Chi trasferisce la sua guerra privata nelle aule di giustizia deve essere pronto a pagare un prezzo. Che può essere molto alto se scatta la lite temeraria, dopo la riforma del processo civile che ha introdotto una pena pecuniaria per chi abusa dello strumento processuale e fa soltanto perdere tempo ai giudici (e alla collettività). È quanto emerge dalla sentenza 98/2011 della prima sezione civile del tribunale di Varese.
Moglie e marito si separano e ogni ragione è buona per continuare la battaglia a colpi di carta bollata: sono quattro in due anni i procedimenti instaurati nel Tribunale che li vedono contrapposti, anche in veste di amministratori di società.
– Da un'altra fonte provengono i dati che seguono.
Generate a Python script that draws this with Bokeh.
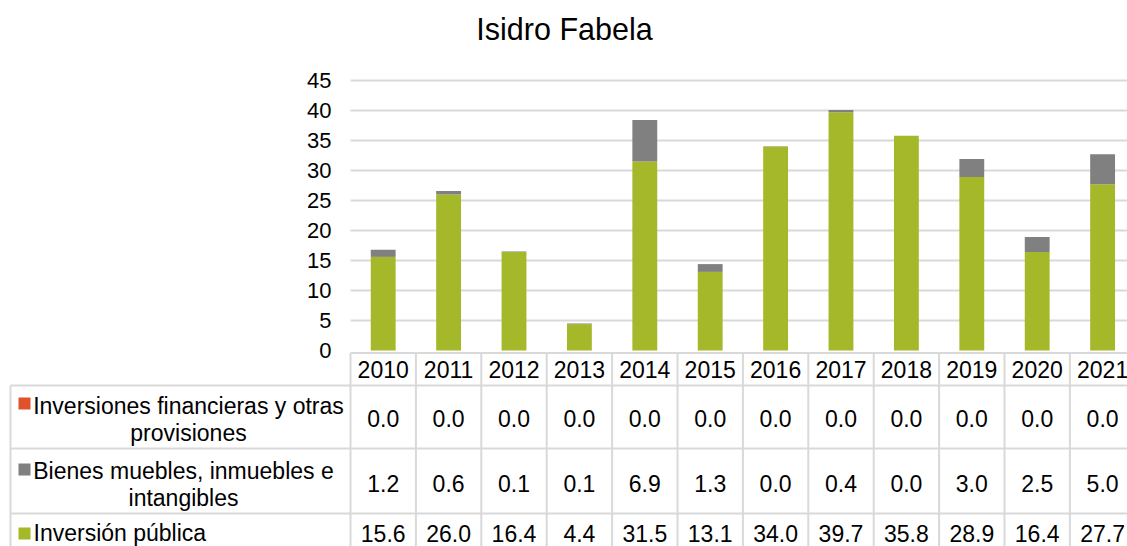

Stavolta materia del contendere è l’opposizione a un decreto ingiuntivo: l’ingiunta deve riconsegnare all’ex marito un impianto di proprietà di quest’ultimo in quanto oggetto di un contratto di comodato senza termine (e come tale suscettibile di scioglimento ad nutum). Ma per dispetto non lo fa, pur sapendo di aver torto.
È evidente che l’opposizione all’ingiunzione non solo è infondata ma è pure connotata da colpa: scatta allora la condanna alla pena pecuniaria prevista dal terzo comma dell’articolo 96 Cpc, così come introdotta dalla legge 69/2009. Chi abusa del processo danneggia non solo l’altro litigante, perché ritarda l’accertamento della verità, ma inflaziona anche – e senza motivo – il sistema-Giustizia, che è già lento di per sé (mentre i processi-lumaca, confermano le Sezioni unite, mettono in ginocchio l’economia).
Insomma: la riforma del processo civile ha introdotto una norma meramente sanzionatoria per tutelare la funzionalità del sistema, che si risolve in una pena pecuniaria da applicare d’ufficio.La signora, dunque, pagherà 10 mila euro solo per aver scomodato i magistrati senza ragione.